NEW YORK — Fortunoff, a dominant regional player in the fine jewelry and home furnishings business, is looking to raise additional capital for expansion.
Considering Fortunoff’s wide recognition, the possibilities could include a public offering or attracting a private investor. Fortunoff denied a report in the New York Post Wednesday that the company was on the selling block, but did confirm that it has retained investment banker Peter J. Solomon Co., as the article noted.
Arlene Putterman, vice president of public relations for Fortunoff, told WWD, “Part of it’s true, part of it isn’t. The part that is true is that we’ve retained [Peter J.] Solomon [Co.] for the purposes of looking at the possibility of raising additional capital for our expansion plans and growth opportunities. We’re not looking to sell the business.”
She said, “We recently opened in White Plains [N.Y.] and have an interest in growing and presenting creative stores to our customers. We are in the position to strengthen our place in the market, not sell it. There are eight executives who are third-generation [Fortunoffs]. Their commitment is to the company’s future and growth and maintaining the representation we’ve been lucky to enjoy for 82 years. I don’t know how the story got misconstrued. Year-to-date we’ve had a strong year.”
A spokeswoman for Peter J. Solomon Co. declined comment.
Ever since the death of Alan Fortunoff, who was president and chief executive officer of the family-run business, in July 2000, there has been speculation about the future of the brand and if the family would take the company in new directions, such as focusing more on expansion or possibly considering a public offering.
In an interview not long after Fortunoff’s death, his wife, Helene, who stepped up to run the company, stressed there would be continuity, and didn’t divulge any significant strategy changes. But she also didn’t dismiss any possibilities, such as opening additional stores or a public offering. Along with her son, Louis, they stressed that the company had growth potential, including a burgeoning business on the Internet.
Fortunoff, a $400 million chain which specializes in fine jewelry, home furnishings, bed and bath, backyard and tabletop, has a reputation beyond the chain’s geographic reach. Last September, the chain opened Fortunoff: The Source at White Plains, across the street from the Westchester Mall. First-year sales projections for the 185,000-square-foot store are about $80 million. At the time of the opening, Louis Fortunoff said the Westchester store is part of a strategy to expand the regional chain in the Northeast.
“We are looking to step up our expansion plans,” he told WWD in September. “And while we don’t have any specific plans, we are looking at areas such as Suffolk [County in New York], Central or southern Jersey and King of Prussia in Pennsylvania.”

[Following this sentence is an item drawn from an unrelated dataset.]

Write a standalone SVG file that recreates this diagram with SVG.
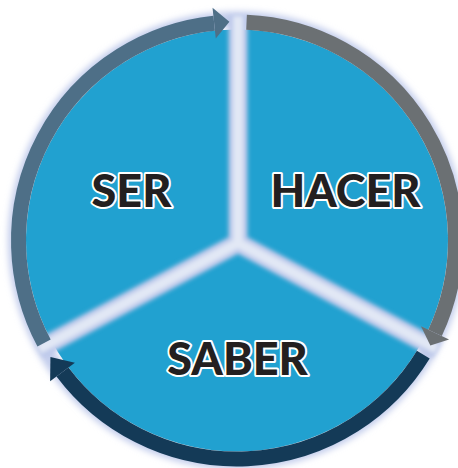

Ken Wasik, an investment banker and director of the consumer products group at Houlihan Lokey Howard & Zukin, commented, “Fortunoff is as much a real estate company as it is a jeweler or a retailer. Its core always has been some very unique and irreplaceable real estate [within which] it runs fantastic shopping sites. I query why the family would need to sell unless someone needs liquidity. This operation just mints cash. There is no volatility [in its cash flow because] it has a standard customer base that doesn’t change.”
Wasik also noted that the Fortunoff model isn’t one that necessarily could be rolled out nationally since a good amount of its success lies in the unique real estate the stores occupy.